— begin —

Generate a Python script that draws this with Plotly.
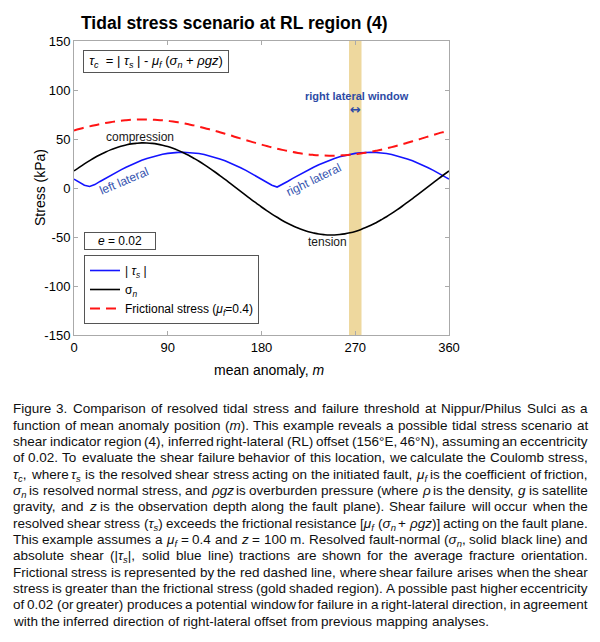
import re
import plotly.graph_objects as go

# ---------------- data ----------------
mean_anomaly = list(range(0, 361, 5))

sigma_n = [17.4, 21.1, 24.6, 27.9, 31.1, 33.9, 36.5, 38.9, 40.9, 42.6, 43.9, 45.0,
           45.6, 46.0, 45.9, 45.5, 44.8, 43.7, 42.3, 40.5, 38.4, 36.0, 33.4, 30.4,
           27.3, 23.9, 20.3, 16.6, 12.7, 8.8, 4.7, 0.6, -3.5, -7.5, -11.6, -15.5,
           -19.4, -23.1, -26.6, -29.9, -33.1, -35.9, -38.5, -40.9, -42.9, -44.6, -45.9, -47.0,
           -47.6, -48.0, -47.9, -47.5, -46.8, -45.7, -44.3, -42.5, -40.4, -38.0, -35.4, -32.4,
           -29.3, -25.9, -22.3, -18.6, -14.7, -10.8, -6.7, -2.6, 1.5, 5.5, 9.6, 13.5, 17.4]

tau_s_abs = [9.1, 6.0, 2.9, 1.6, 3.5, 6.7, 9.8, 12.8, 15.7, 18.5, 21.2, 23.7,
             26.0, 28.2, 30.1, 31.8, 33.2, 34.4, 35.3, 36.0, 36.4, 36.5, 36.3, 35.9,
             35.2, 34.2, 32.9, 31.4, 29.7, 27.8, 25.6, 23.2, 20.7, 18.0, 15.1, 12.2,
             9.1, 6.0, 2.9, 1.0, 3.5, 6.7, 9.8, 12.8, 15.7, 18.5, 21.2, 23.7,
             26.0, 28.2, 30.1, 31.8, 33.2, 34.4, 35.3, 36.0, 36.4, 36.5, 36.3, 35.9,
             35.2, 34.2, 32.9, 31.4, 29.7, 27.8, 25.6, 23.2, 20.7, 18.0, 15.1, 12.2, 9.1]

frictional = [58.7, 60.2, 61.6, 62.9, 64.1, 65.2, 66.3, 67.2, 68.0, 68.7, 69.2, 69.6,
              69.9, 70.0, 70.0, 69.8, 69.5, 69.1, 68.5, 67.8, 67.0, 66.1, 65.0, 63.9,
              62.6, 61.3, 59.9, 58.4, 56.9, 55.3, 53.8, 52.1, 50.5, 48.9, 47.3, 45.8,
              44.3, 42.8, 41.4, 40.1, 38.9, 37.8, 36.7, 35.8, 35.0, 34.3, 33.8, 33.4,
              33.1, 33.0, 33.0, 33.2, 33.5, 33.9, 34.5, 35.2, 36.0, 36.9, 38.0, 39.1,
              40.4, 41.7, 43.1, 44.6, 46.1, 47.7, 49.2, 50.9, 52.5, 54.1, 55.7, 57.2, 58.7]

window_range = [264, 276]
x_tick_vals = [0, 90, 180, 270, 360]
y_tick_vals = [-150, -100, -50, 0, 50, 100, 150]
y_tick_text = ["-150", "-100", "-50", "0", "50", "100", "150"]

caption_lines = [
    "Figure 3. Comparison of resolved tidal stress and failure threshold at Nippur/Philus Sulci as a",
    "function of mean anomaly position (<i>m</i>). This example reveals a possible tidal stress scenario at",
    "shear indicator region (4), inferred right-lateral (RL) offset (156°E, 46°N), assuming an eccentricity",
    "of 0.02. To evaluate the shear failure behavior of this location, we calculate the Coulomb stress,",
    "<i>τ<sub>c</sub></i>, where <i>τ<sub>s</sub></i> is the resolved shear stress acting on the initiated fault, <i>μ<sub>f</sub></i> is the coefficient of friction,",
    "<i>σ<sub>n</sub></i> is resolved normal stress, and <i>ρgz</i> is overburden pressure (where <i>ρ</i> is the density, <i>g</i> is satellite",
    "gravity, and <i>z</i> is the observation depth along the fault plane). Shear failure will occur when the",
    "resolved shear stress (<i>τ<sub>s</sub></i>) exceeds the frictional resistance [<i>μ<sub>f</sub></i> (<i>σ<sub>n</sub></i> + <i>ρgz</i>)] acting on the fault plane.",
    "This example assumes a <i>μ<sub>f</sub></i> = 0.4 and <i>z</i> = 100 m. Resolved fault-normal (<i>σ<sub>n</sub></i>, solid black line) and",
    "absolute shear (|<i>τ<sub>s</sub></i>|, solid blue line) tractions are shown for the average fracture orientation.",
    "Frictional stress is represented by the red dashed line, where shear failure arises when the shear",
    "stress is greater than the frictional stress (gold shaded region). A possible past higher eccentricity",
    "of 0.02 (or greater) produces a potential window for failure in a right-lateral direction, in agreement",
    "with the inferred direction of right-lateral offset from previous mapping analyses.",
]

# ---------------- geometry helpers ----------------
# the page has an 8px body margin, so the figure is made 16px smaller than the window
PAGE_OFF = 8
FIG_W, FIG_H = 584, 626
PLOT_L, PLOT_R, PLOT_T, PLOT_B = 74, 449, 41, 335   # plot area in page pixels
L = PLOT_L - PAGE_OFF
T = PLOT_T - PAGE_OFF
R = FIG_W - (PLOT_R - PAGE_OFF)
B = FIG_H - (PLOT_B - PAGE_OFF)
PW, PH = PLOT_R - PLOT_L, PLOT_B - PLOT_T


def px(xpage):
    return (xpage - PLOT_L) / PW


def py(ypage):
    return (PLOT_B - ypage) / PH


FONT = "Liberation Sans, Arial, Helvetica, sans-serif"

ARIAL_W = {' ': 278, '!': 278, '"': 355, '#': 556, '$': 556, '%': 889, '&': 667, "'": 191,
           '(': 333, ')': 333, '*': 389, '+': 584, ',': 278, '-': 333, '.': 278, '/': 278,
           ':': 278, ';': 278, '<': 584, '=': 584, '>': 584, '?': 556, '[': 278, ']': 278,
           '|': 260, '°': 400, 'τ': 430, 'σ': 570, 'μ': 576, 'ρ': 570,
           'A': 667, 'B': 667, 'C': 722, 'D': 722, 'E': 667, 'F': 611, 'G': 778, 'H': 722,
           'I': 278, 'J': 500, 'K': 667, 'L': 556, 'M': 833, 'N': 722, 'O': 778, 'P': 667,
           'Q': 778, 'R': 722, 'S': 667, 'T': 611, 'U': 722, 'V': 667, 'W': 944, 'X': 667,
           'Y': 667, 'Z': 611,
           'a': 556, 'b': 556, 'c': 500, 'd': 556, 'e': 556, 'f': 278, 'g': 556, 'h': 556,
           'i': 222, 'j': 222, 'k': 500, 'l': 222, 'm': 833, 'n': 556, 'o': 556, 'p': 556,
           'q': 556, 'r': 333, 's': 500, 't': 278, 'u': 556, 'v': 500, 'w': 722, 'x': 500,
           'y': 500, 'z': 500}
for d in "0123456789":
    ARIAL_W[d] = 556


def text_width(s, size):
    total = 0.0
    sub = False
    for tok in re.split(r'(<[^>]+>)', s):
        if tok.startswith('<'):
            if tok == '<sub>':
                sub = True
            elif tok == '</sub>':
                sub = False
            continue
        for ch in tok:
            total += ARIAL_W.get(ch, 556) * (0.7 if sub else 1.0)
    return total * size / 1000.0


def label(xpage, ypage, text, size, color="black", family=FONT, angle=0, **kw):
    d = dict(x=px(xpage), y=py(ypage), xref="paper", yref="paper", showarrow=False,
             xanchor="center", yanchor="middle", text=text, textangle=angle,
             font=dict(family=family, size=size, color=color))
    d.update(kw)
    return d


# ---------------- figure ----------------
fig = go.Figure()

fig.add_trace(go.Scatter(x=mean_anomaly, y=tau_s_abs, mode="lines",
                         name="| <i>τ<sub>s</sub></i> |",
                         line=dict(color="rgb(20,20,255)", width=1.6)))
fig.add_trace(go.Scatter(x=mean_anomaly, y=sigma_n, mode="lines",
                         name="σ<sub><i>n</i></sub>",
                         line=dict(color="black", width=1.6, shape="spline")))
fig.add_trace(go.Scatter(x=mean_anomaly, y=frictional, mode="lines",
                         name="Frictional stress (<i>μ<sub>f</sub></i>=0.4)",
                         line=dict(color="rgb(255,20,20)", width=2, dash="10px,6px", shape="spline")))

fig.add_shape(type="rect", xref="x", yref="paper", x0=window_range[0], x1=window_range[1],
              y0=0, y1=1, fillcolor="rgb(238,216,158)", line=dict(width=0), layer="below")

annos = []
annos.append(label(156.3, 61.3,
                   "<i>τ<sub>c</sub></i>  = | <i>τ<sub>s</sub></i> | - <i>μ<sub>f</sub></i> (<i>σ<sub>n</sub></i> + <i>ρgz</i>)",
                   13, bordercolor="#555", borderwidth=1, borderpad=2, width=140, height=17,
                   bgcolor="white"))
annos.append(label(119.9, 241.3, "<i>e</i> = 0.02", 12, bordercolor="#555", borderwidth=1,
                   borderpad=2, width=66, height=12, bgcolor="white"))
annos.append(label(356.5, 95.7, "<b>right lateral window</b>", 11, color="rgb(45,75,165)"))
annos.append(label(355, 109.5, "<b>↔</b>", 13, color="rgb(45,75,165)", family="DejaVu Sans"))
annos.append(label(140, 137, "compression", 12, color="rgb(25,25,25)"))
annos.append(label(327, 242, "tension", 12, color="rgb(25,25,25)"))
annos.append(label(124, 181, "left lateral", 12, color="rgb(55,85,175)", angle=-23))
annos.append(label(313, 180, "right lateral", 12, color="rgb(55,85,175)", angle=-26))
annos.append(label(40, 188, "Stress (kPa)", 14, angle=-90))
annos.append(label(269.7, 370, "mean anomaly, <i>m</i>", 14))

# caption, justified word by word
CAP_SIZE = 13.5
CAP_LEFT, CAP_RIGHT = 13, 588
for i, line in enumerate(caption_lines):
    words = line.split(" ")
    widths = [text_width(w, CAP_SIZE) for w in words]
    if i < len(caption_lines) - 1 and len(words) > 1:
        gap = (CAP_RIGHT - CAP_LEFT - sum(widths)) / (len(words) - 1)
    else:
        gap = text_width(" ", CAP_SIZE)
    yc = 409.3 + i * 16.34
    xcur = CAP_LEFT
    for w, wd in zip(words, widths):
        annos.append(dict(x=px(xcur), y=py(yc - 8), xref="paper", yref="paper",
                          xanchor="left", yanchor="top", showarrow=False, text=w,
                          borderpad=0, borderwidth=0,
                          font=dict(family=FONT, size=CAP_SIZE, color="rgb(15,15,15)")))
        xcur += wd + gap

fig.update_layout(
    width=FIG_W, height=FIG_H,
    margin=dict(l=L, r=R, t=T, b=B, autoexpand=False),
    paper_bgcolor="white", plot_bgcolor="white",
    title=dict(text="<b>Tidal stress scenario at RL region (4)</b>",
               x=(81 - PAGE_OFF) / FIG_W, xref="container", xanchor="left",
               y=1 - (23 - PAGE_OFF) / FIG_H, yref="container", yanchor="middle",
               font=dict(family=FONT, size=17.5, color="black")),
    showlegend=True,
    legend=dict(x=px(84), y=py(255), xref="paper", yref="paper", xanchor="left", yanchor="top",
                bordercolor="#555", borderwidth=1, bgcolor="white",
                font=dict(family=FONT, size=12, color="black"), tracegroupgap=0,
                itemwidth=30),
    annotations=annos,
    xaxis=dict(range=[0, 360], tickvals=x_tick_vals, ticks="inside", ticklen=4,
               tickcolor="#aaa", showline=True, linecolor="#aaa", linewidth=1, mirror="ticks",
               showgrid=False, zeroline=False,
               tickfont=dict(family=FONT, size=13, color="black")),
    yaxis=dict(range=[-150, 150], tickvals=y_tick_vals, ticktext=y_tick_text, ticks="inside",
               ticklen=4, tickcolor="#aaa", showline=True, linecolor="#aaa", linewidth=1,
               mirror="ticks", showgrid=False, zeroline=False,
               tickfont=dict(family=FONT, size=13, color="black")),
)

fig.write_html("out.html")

— end —

### What you have to do
From the first line above to the line containing "9.6, 13.5, 17.4]", repeat each line exactly. Pictures stay out.

### Worked solution
Generate a Python script that draws this with Plotly.
import re
import plotly.graph_objects as go

# ---------------- data ----------------
mean_anomaly = list(range(0, 361, 5))

sigma_n = [17.4, 21.1, 24.6, 27.9, 31.1, 33.9, 36.5, 38.9, 40.9, 42.6, 43.9, 45.0,
           45.6, 46.0, 45.9, 45.5, 44.8, 43.7, 42.3, 40.5, 38.4, 36.0, 33.4, 30.4,
           27.3, 23.9, 20.3, 16.6, 12.7, 8.8, 4.7, 0.6, -3.5, -7.5, -11.6, -15.5,
           -19.4, -23.1, -26.6, -29.9, -33.1, -35.9, -38.5, -40.9, -42.9, -44.6, -45.9, -47.0,
           -47.6, -48.0, -47.9, -47.5, -46.8, -45.7, -44.3, -42.5, -40.4, -38.0, -35.4, -32.4,
           -29.3, -25.9, -22.3, -18.6, -14.7, -10.8, -6.7, -2.6, 1.5, 5.5, 9.6, 13.5, 17.4]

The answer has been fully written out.